══ RAW DATA ══

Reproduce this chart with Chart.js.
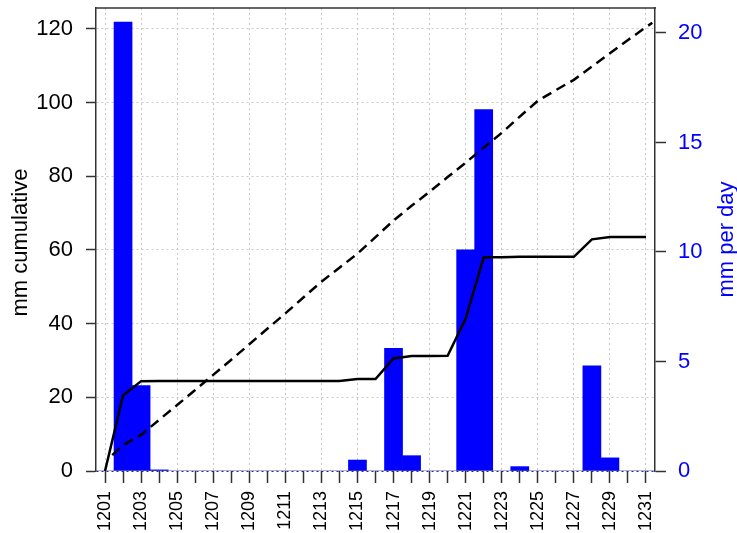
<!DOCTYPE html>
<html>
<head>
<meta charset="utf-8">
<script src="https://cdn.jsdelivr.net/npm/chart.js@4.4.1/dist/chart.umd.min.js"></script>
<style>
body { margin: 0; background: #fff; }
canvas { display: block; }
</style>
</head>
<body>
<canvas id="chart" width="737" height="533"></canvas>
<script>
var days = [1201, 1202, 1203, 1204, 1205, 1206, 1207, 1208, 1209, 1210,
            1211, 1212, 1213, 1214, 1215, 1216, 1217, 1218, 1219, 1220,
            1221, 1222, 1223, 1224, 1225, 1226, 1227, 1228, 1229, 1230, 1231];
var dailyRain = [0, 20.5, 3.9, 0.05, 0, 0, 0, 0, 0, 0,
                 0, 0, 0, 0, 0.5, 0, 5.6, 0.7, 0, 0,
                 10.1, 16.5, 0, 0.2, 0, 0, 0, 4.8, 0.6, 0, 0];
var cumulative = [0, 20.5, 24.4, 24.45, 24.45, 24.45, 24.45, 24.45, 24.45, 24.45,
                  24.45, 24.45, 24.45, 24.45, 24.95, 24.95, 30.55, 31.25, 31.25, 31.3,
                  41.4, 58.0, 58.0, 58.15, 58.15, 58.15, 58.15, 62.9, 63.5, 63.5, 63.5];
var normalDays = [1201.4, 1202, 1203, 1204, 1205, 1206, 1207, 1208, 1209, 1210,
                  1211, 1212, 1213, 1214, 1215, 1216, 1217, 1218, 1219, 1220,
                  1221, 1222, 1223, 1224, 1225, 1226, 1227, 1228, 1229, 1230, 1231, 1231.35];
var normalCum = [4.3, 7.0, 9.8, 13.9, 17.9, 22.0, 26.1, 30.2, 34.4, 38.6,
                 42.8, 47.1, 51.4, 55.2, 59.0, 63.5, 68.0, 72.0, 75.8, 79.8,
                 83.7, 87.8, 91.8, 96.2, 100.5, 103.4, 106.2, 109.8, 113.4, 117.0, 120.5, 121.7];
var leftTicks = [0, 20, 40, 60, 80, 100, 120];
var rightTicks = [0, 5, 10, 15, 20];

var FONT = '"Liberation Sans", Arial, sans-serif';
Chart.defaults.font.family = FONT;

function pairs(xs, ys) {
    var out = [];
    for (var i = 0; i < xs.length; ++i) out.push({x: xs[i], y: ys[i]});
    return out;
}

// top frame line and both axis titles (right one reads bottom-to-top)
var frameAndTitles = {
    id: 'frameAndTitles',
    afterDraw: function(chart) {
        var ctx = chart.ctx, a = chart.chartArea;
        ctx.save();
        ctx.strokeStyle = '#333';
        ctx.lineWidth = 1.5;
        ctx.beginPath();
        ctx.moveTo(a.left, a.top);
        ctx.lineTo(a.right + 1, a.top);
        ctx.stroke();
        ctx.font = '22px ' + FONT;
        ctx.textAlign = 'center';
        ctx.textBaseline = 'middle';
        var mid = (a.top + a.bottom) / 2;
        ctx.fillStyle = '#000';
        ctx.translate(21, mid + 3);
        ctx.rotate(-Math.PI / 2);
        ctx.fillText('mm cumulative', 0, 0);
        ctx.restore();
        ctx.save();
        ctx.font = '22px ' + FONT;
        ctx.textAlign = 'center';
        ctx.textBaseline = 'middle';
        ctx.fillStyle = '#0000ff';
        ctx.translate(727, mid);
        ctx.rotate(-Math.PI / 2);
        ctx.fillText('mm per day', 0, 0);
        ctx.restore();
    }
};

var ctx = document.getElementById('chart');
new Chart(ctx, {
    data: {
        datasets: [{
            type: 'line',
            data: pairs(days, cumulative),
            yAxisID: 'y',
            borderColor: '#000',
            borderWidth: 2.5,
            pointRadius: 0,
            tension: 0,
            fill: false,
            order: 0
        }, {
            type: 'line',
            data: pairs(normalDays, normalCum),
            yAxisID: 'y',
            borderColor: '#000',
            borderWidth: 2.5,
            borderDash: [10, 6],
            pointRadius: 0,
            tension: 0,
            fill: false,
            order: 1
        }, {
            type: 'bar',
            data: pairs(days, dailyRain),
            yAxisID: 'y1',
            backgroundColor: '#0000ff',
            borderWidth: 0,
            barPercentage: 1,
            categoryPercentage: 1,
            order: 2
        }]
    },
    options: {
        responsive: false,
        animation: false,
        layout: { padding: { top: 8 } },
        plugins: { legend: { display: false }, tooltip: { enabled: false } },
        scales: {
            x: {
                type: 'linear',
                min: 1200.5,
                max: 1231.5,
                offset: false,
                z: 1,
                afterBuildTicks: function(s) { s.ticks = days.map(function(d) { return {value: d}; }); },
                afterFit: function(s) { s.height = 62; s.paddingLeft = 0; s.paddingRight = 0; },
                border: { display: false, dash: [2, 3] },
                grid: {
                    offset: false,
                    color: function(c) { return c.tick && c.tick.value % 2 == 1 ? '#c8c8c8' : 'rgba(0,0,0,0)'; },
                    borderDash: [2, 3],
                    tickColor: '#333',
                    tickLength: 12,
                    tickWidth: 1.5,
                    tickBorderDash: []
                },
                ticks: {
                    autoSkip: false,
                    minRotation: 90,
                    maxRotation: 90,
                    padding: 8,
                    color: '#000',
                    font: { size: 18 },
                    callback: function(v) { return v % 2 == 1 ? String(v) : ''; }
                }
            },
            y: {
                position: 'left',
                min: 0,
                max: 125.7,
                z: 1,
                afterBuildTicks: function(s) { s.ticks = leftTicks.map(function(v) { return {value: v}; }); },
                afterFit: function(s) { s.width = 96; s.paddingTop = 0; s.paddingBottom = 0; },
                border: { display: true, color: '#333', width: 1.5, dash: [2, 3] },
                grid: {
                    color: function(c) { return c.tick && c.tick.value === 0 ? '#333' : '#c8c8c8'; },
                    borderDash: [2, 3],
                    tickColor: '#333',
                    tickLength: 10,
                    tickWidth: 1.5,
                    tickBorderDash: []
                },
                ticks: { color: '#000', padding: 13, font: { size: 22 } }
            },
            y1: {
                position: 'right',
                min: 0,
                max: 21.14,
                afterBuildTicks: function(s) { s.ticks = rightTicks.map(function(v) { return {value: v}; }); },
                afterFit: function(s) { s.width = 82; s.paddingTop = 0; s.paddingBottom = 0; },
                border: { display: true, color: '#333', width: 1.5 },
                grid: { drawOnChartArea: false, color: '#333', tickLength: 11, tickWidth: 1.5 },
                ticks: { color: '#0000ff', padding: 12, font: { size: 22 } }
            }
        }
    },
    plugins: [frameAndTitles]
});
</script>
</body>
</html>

═══

All of the data above should be transcribed verbatim, with pictures omitted.

Reproduce this chart with Chart.js.
<!DOCTYPE html>
<html>
<head>
<meta charset="utf-8">
<script src="https://cdn.jsdelivr.net/npm/chart.js@4.4.1/dist/chart.umd.min.js"></script>
<style>
body { margin: 0; background: #fff; }
canvas { display: block; }
</style>
</head>
<body>
<canvas id="chart" width="737" height="533"></canvas>
<script>
var days = [1201, 1202, 1203, 1204, 1205, 1206, 1207, 1208, 1209, 1210,
            1211, 1212, 1213, 1214, 1215, 1216, 1217, 1218, 1219, 1220,
            1221, 1222, 1223, 1224, 1225, 1226, 1227, 1228, 1229, 1230, 1231];
var dailyRain = [0, 20.5, 3.9, 0.05, 0, 0, 0, 0, 0, 0,
                 0, 0, 0, 0, 0.5, 0, 5.6, 0.7, 0, 0,
                 10.1, 16.5, 0, 0.2, 0, 0, 0, 4.8, 0.6, 0, 0];
var cumulative = [0, 20.5, 24.4, 24.45, 24.45, 24.45, 24.45, 24.45, 24.45, 24.45,
                  24.45, 24.45, 24.45, 24.45, 24.95, 24.95, 30.55, 31.25, 31.25, 31.3,
                  41.4, 58.0, 58.0, 58.15, 58.15, 58.15, 58.15, 62.9, 63.5, 63.5, 63.5];
var normalDays = [1201.4, 1202, 1203, 1204, 1205, 1206, 1207, 1208, 1209, 1210,
                  1211, 1212, 1213, 1214, 1215, 1216, 1217, 1218, 1219, 1220,
                  1221, 1222, 1223, 1224, 1225, 1226, 1227, 1228, 1229, 1230, 1231, 1231.35];
var normalCum = [4.3, 7.0, 9.8, 13.9, 17.9, 22.0, 26.1, 30.2, 34.4, 38.6,
                 42.8, 47.1, 51.4, 55.2, 59.0, 63.5, 68.0, 72.0, 75.8, 79.8,
                 83.7, 87.8, 91.8, 96.2, 100.5, 103.4, 106.2, 109.8, 113.4, 117.0, 120.5, 121.7];
var leftTicks = [0, 20, 40, 60, 80, 100, 120];
var rightTicks = [0, 5, 10, 15, 20];

var FONT = '"Liberation Sans", Arial, sans-serif';
Chart.defaults.font.family = FONT;

function pairs(xs, ys) {
    var out = [];
    for (var i = 0; i < xs.length; ++i) out.push({x: xs[i], y: ys[i]});
    return out;
}

// top frame line and both axis titles (right one reads bottom-to-top)
var frameAndTitles = {
    id: 'frameAndTitles',
    afterDraw: function(chart) {
        var ctx = chart.ctx, a = chart.chartArea;
        ctx.save();
        ctx.strokeStyle = '#333';
        ctx.lineWidth = 1.5;
        ctx.beginPath();
        ctx.moveTo(a.left, a.top);
        ctx.lineTo(a.right + 1, a.top);
        ctx.stroke();
        ctx.font = '22px ' + FONT;
        ctx.textAlign = 'center';
        ctx.textBaseline = 'middle';
        var mid = (a.top + a.bottom) / 2;
        ctx.fillStyle = '#000';
        ctx.translate(21, mid + 3);
        ctx.rotate(-Math.PI / 2);
        ctx.fillText('mm cumulative', 0, 0);
        ctx.restore();
        ctx.save();
        ctx.font = '22px ' + FONT;
        ctx.textAlign = 'center';
        ctx.textBaseline = 'middle';
        ctx.fillStyle = '#0000ff';
        ctx.translate(727, mid);
        ctx.rotate(-Math.PI / 2);
        ctx.fillText('mm per day', 0, 0);
        ctx.restore();
    }
};

var ctx = document.getElementById('chart');
new Chart(ctx, {
    data: {
        datasets: [{
            type: 'line',
            data: pairs(days, cumulative),
            yAxisID: 'y',
            borderColor: '#000',
            borderWidth: 2.5,
            pointRadius: 0,
            tension: 0,
            fill: false,
            order: 0
        }, {
            type: 'line',
            data: pairs(normalDays, normalCum),
            yAxisID: 'y',
            borderColor: '#000',
            borderWidth: 2.5,
            borderDash: [10, 6],
            pointRadius: 0,
            tension: 0,
            fill: false,
            order: 1
        }, {
            type: 'bar',
            data: pairs(days, dailyRain),
            yAxisID: 'y1',
            backgroundColor: '#0000ff',
            borderWidth: 0,
            barPercentage: 1,
            categoryPercentage: 1,
            order: 2
        }]
    },
    options: {
        responsive: false,
        animation: false,
        layout: { padding: { top: 8 } },
        plugins: { legend: { display: false }, tooltip: { enabled: false } },
        scales: {
            x: {
                type: 'linear',
                min: 1200.5,
                max: 1231.5,
                offset: false,
                z: 1,
                afterBuildTicks: function(s) { s.ticks = days.map(function(d) { return {value: d}; }); },
                afterFit: function(s) { s.height = 62; s.paddingLeft = 0; s.paddingRight = 0; },
                border: { display: false, dash: [2, 3] },
                grid: {
                    offset: false,
                    color: function(c) { return c.tick && c.tick.value % 2 == 1 ? '#c8c8c8' : 'rgba(0,0,0,0)'; },
                    borderDash: [2, 3],
                    tickColor: '#333',
                    tickLength: 12,
                    tickWidth: 1.5,
                    tickBorderDash: []
                },
                ticks: {
                    autoSkip: false,
                    minRotation: 90,
                    maxRotation: 90,
                    padding: 8,
                    color: '#000',
                    font: { size: 18 },
                    callback: function(v) { return v % 2 == 1 ? String(v) : ''; }
                }
            },
            y: {
                position: 'left',
                min: 0,
                max: 125.7,
                z: 1,
                afterBuildTicks: function(s) { s.ticks = leftTicks.map(function(v) { return {value: v}; }); },
                afterFit: function(s) { s.width = 96; s.paddingTop = 0; s.paddingBottom = 0; },
                border: { display: true, color: '#333', width: 1.5, dash: [2, 3] },
                grid: {
                    color: function(c) { return c.tick && c.tick.value === 0 ? '#333' : '#c8c8c8'; },
                    borderDash: [2, 3],
                    tickColor: '#333',
                    tickLength: 10,
                    tickWidth: 1.5,
                    tickBorderDash: []
                },
                ticks: { color: '#000', padding: 13, font: { size: 22 } }
            },
            y1: {
                position: 'right',
                min: 0,
                max: 21.14,
                afterBuildTicks: function(s) { s.ticks = rightTicks.map(function(v) { return {value: v}; }); },
                afterFit: function(s) { s.width = 82; s.paddingTop = 0; s.paddingBottom = 0; },
                border: { display: true, color: '#333', width: 1.5 },
                grid: { drawOnChartArea: false, color: '#333', tickLength: 11, tickWidth: 1.5 },
                ticks: { color: '#0000ff', padding: 12, font: { size: 22 } }
            }
        }
    },
    plugins: [frameAndTitles]
});
</script>
</body>
</html>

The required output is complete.